Lemington

A Memory of Lemington.

I lived in the white houses up Union Hall Road as a lad growing up. I went to school at the bottom of Lemington (Infant) then next door to (I think it was called) Newburn Hall, then to Waverley Cres, then we moved up to Claremont County Secondary Modern School at the top of Claremont Avenue.
I remember shopping with my mam at the bottom of Lemington where the Co-op was, we had all the shops - fruit, butchers, haberdashery, grocery. Next to the grocery over the road was the Lemington telephone exchange. On the other side of the road we had a fruit shop, post office and more shops before the bridge going towards Newburn.
Everything has changed now - no more Co-op or exchange, even the glassworks has gone. I can remember playing along by the pit heap, and the old coal wagons getting pulled up and down the line bring coals from the put at North Walbottle where my dad worked.
Going up the bank we used to play in what the locals called Piggies Lonnen (now known as Hospital Lane), where now there is a new estate. I can remember snow drifts down the Lonnen. In those days it was just open fields. C-CS-M School was only a field with a road runnind down which again the locals just called the Back Lane (now it is called West Denton Way). There was even a farm there that's gone. We used to play in the panyards down in the dean. We used to walk all over across to the pit rows up the path towards Blutcher.

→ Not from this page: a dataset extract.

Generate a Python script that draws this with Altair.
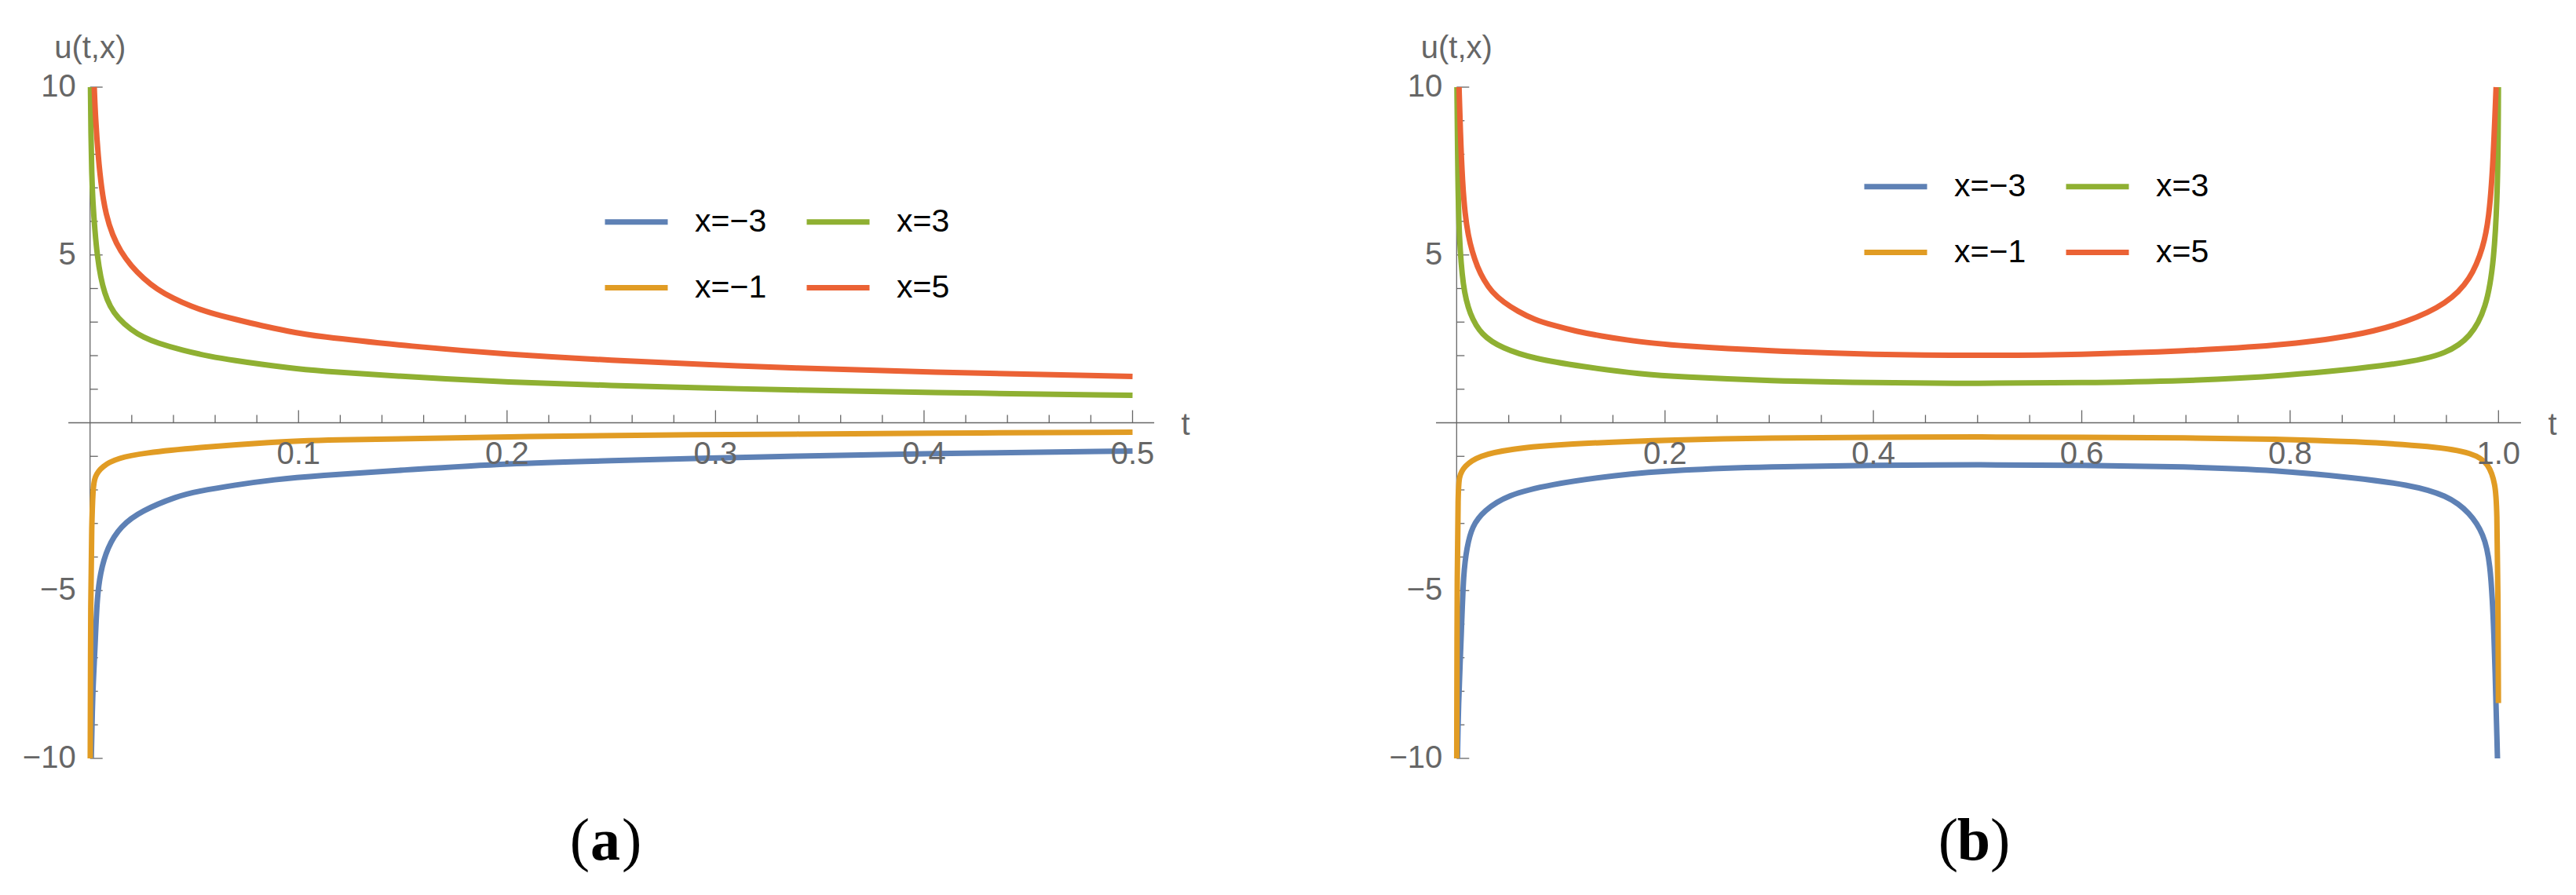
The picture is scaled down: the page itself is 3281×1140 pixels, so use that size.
import altair as alt
import pandas as pd

FONT = "Liberation Sans"
SERIF = "Liberation Serif"
GREY = "#666666"

SERIES = ["x=−3", "x=3", "x=−1", "x=5"]          # legend order (row-wise, 2 columns)
COLORS = ["#5E81B5", "#8FB032", "#E19C24", "#EB6235"]

# ---------------- panel (a): 0 <= t <= 0.5 ----------------
A_T_BLUE = [0.0006, 0.0012, 0.0023, 0.0033, 0.0048, 0.0083, 0.0146, 0.0246, 0.0422, 0.051, 0.0698, 0.0886,
            0.1075, 0.155, 0.2, 0.25, 0.3, 0.3334, 0.4, 0.5]
A_U_BLUE = [-10.0, -8.1, -6.83, -5.27, -4.49, -3.71, -3.08, -2.62, -2.18, -2.05, -1.85, -1.69,
            -1.58, -1.39, -1.21, -1.13, -1.05, -1.00, -0.92, -0.84]

A_T_ORANGE = [0.0001, 0.0003, 0.0008, 0.0014, 0.0021, 0.0058, 0.0133, 0.0258, 0.051, 0.0886, 0.1075,
              0.2, 0.3, 0.3334, 0.4, 0.5]
A_U_ORANGE = [-10.0, -5.0, -3.0, -1.99, -1.60, -1.29, -1.05, -0.90, -0.74, -0.57, -0.52,
              -0.41, -0.35, -0.34, -0.31, -0.28]

A_T_GREEN = [0.0002, 0.0004, 0.0008, 0.0014, 0.0023, 0.0035, 0.0051, 0.0070, 0.0095, 0.0133, 0.0196,
             0.0258, 0.0321, 0.0447, 0.0572, 0.0698, 0.0823, 0.0949, 0.1074,
             0.155, 0.2, 0.25, 0.3, 0.3334, 0.4, 0.5]
A_U_GREEN = [10.0, 8.70, 7.37, 6.51, 5.74, 4.95, 4.33, 3.86, 3.47, 3.12, 2.77,
             2.54, 2.38, 2.15, 1.98, 1.85, 1.74, 1.64, 1.55,
             1.36, 1.21, 1.11, 1.03, 0.98, 0.90, 0.82]

A_T_RED = [0.0020, 0.0026, 0.0039, 0.0055, 0.0076, 0.0108, 0.0146, 0.0196, 0.0258, 0.0321, 0.0397,
           0.0484, 0.0572, 0.0698, 0.0823, 0.0949, 0.1074,
           0.155, 0.2, 0.25, 0.3, 0.3334, 0.4, 0.5]
A_U_RED = [10.0, 9.09, 7.92, 6.98, 6.20, 5.58, 5.11, 4.68, 4.29, 3.98, 3.71,
           3.47, 3.28, 3.08, 2.89, 2.73, 2.58,
           2.27, 2.04, 1.86, 1.72, 1.64, 1.51, 1.38]

# ---------------- panel (b): 0 <= t <= 1 ----------------
B_T_BLUE = [0.0008, 0.0015, 0.0048, 0.0065, 0.0098, 0.0148, 0.0261, 0.0487, 0.0889, 0.1518, 0.2145,
            0.3, 0.4, 0.5, 0.6, 0.7, 0.787, 0.8627, 0.913, 0.9506, 0.973, 0.9857, 0.992, 0.9957, 0.9990]
B_U_BLUE = [-10.0, -8.55, -6.05, -4.49, -3.71, -3.08, -2.62, -2.15, -1.84, -1.56, -1.40,
            -1.31, -1.26, -1.25, -1.26, -1.31, -1.41, -1.64, -1.84, -2.15, -2.69, -3.32, -4.10, -6.05, -10.0]

B_T_ORANGE = [0.0001, 0.0005, 0.0015, 0.0020, 0.0073, 0.0211, 0.0513, 0.1015, 0.2145,
              0.3, 0.4, 0.5, 0.6, 0.7, 0.787, 0.8627, 0.938, 0.976, 0.9907, 0.997, 0.9985, 0.9995, 0.9999]
B_U_ORANGE = [-10.0, -4.0, -2.15, -1.60, -1.29, -0.98, -0.78, -0.63, -0.50,
              -0.45, -0.43, -0.42, -0.43, -0.45, -0.48, -0.56, -0.70, -0.90, -1.21, -1.84, -2.5, -5.0, -8.35]

B_T_GREEN = [0.0003, 0.0012, 0.0023, 0.0060, 0.0124, 0.0237, 0.0437, 0.0739, 0.1190, 0.1790, 0.2145,
             0.3, 0.4, 0.5, 0.6, 0.7, 0.787, 0.913, 0.9506, 0.973, 0.9882, 0.9958, 0.9995, 0.9999]
B_U_GREEN = [10.0, 7.14, 5.58, 4.02, 3.24, 2.61, 2.22, 1.91, 1.68, 1.44, 1.37,
             1.25, 1.19, 1.17, 1.19, 1.25, 1.37, 1.76, 2.07, 2.54, 3.40, 4.80, 7.14, 10.0]

B_T_RED = [0.0023, 0.0035, 0.0056, 0.0081, 0.0111, 0.0148, 0.0199, 0.0261, 0.0337, 0.0450, 0.0588,
           0.0739, 0.0940, 0.1141, 0.1392, 0.1643, 0.1895, 0.2145,
           0.3, 0.4, 0.5, 0.6, 0.7, 0.787, 0.8627, 0.913, 0.9506, 0.973, 0.9857, 0.9907, 0.9945, 0.9977]
B_U_RED = [10.0, 8.70, 7.14, 6.20, 5.58, 5.11, 4.64, 4.25, 3.90, 3.59, 3.32,
           3.08, 2.89, 2.73, 2.58, 2.46, 2.37, 2.29,
           2.14, 2.03, 2.00, 2.03, 2.14, 2.29, 2.58, 3.00, 3.55, 4.25, 5.25, 6.10, 7.50, 10.0]

# ---------------- ticks ----------------
A_MAJOR_T = [0.1, 0.2, 0.3, 0.4, 0.5]
A_MAJOR_LBL = ["0.1", "0.2", "0.3", "0.4", "0.5"]
A_MINOR_T = [0.02, 0.04, 0.06, 0.08, 0.12, 0.14, 0.16, 0.18, 0.22, 0.24, 0.26, 0.28,
             0.32, 0.34, 0.36, 0.38, 0.42, 0.44, 0.46, 0.48]
B_MAJOR_T = [0.2, 0.4, 0.6, 0.8, 1.0]
B_MAJOR_LBL = ["0.2", "0.4", "0.6", "0.8", "1.0"]
B_MINOR_T = [0.05, 0.1, 0.15, 0.25, 0.3, 0.35, 0.45, 0.5, 0.55, 0.65, 0.7, 0.75, 0.85, 0.9, 0.95]
Y_MAJOR = [-10, -5, 5, 10]
Y_MAJOR_LBL = ["−10", "−5", "5", "10"]
Y_MINOR = [-9, -8, -7, -6, -4, -3, -2, -1, 1, 2, 3, 4, 6, 7, 8, 9]

A_XAXIS = [-0.0104, 0.5104]
B_XAXIS = [-0.0198, 1.0216]
Y_AXIS = [-10, 10]

# view windows (data units covered by each panel's plot area)
A_XDOM = [-0.040179, 0.569852]
B_XDOM = [-0.156217, 1.064582]
Y_DOM = [-13.7895, 12.4094]
PW, PH = 1620, 1120


def curves(parts):
    rows = []
    for name, ts, us in parts:
        for t, u in zip(ts, us):
            rows.append({"t": t, "u": u, "s": name})
    return pd.DataFrame(rows)


# rows in drawing order: blue, orange, green, red (red on top)
A_DF = curves([("x=−3", A_T_BLUE, A_U_BLUE), ("x=−1", A_T_ORANGE, A_U_ORANGE),
               ("x=3", A_T_GREEN, A_U_GREEN), ("x=5", A_T_RED, A_U_RED)])
B_DF = curves([("x=−3", B_T_BLUE, B_U_BLUE), ("x=−1", B_T_ORANGE, B_U_ORANGE),
               ("x=3", B_T_GREEN, B_U_GREEN), ("x=5", B_T_RED, B_U_RED)])


def panel(df, xdom, major_t, major_lbl, minor_t, xaxis, leg_x, leg_y, letter, cap_x):
    xs = alt.Scale(domain=xdom, nice=False, zero=False)
    ys = alt.Scale(domain=Y_DOM, nice=False, zero=False)
    X = lambda f: alt.X(f, scale=xs, axis=None)
    Y = lambda f: alt.Y(f, scale=ys, axis=None)

    ax = pd.DataFrame({"x1": [xaxis[0]], "x2": [xaxis[1]], "y1": [Y_AXIS[0]], "y2": [Y_AXIS[1]], "z": [0.0]})
    xmaj = pd.DataFrame({"t": major_t, "lbl": major_lbl, "z": 0.0})
    xmin = pd.DataFrame({"t": minor_t, "z": 0.0})
    ymaj = pd.DataFrame({"v": Y_MAJOR, "lbl": Y_MAJOR_LBL, "z": 0.0})
    ymin = pd.DataFrame({"v": Y_MINOR, "z": 0.0})

    base_ax = alt.Chart(ax)
    x_line = base_ax.mark_rule(color=GREY, strokeWidth=1.3).encode(x=X("x1:Q"), x2="x2:Q", y=Y("z:Q"))
    y_line = base_ax.mark_rule(color=GREY, strokeWidth=1.3).encode(y=Y("y1:Q"), y2="y2:Q", x=X("z:Q"))

    xt_major = alt.Chart(xmaj).mark_rule(color=GREY, strokeWidth=1.3, y2Offset=-16).encode(
        x=X("t:Q"), y=Y("z:Q"), y2="z:Q")
    xt_minor = alt.Chart(xmin).mark_rule(color=GREY, strokeWidth=1.3, y2Offset=-10).encode(
        x=X("t:Q"), y=Y("z:Q"), y2="z:Q")
    yt_major = alt.Chart(ymaj).mark_rule(color=GREY, strokeWidth=1.3, x2Offset=16).encode(
        y=Y("v:Q"), x=X("z:Q"), x2="z:Q")
    yt_minor = alt.Chart(ymin).mark_rule(color=GREY, strokeWidth=1.3, x2Offset=10).encode(
        y=Y("v:Q"), x=X("z:Q"), x2="z:Q")

    lines = alt.Chart(df).mark_line(strokeWidth=7, interpolate="basis").encode(
        x=X("t:Q"), y=Y("u:Q"),
        color=alt.Color("s:N", scale=alt.Scale(domain=SERIES, range=COLORS),
                        legend=alt.Legend(title=None, orient="none", legendX=leg_x, legendY=leg_y,
                                          columns=2, direction="horizontal", values=SERIES,
                                          symbolType="stroke", symbolSize=6400,
                                          symbolStrokeWidth=7, labelFont=FONT, labelFontSize=41,
                                          labelColor="black", labelOffset=31, columnPadding=36,
                                          rowPadding=20, padding=0, labelLimit=400)),
    )

    x_lbl = alt.Chart(xmaj).mark_text(font=FONT, fontSize=40, color=GREY, baseline="middle",
                                      align="center", yOffset=40).encode(
        x=X("t:Q"), y=Y("z:Q"), text="lbl:N")
    y_lbl = alt.Chart(ymaj).mark_text(font=FONT, fontSize=40, color=GREY, baseline="middle",
                                      align="right", xOffset=-18).encode(
        x=X("z:Q"), y=Y("v:Q"), text="lbl:N")

    u_title = base_ax.mark_text(font=FONT, fontSize=40, color=GREY, baseline="alphabetic",
                                align="center", yOffset=-37, text="u(t,x)").encode(
        x=X("z:Q"), y=Y("y2:Q"))
    t_title = base_ax.mark_text(font=FONT, fontSize=40, color=GREY, baseline="middle",
                                align="center", xOffset=40, yOffset=3, text="t").encode(
        x=X("x2:Q"), y=Y("z:Q"))

    cap_y = 1087
    cap_l = base_ax.mark_text(font=SERIF, fontSize=76, color="black", baseline="alphabetic",
                              align="right", text="(").encode(x=alt.value(cap_x - 20), y=alt.value(cap_y))
    cap_m = base_ax.mark_text(font=SERIF, fontSize=76, fontWeight="bold", color="black",
                              baseline="alphabetic", align="center", text=letter).encode(
        x=alt.value(cap_x), y=alt.value(cap_y))
    cap_r = base_ax.mark_text(font=SERIF, fontSize=76, color="black", baseline="alphabetic",
                              align="left", text=")").encode(x=alt.value(cap_x + 21), y=alt.value(cap_y))

    return alt.layer(x_line, y_line, xt_minor, xt_major, yt_minor, yt_major, lines,
                     x_lbl, y_lbl, u_title, t_title, cap_l, cap_m, cap_r).properties(width=PW, height=PH)


left = panel(A_DF, A_XDOM, A_MAJOR_T, A_MAJOR_LBL, A_MINOR_T, A_XAXIS, 759, 231, "a", 763)
right = panel(B_DF, B_XDOM, B_MAJOR_T, B_MAJOR_LBL, B_MINOR_T, B_XAXIS, 723, 186, "b", 866)

chart = alt.hconcat(left, right, spacing=20).resolve_scale(
    x="independent", y="independent", color="independent").resolve_legend(color="independent").properties(
    padding=0, background="white").configure_view(stroke=None).configure_axis(disable=True)

chart.save("out.html", embed_options={"renderer": "svg", "actions": False})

Most of the time it was always the pit heap and the vallies just below. iIn the street we used to play Cannon-convicts, all games just made up.
Well, that's just some of the things I can remember. I wonder if I have brought back some memories to others.
P.S. I can still remember going to the pictures every Friday night in Lemington in a cinema called the Princess, turned bingo hall.


Added 30 December 2008

#223523

Comments & Feedback

My father (Ronnie Tate) and his 5 brothers ( Thomas, George, Leslie, Jack and David) were all born in Lemington in Store Street. They moved to Hexton Bedfordshire in the 1940's. Would be good to trace any family members.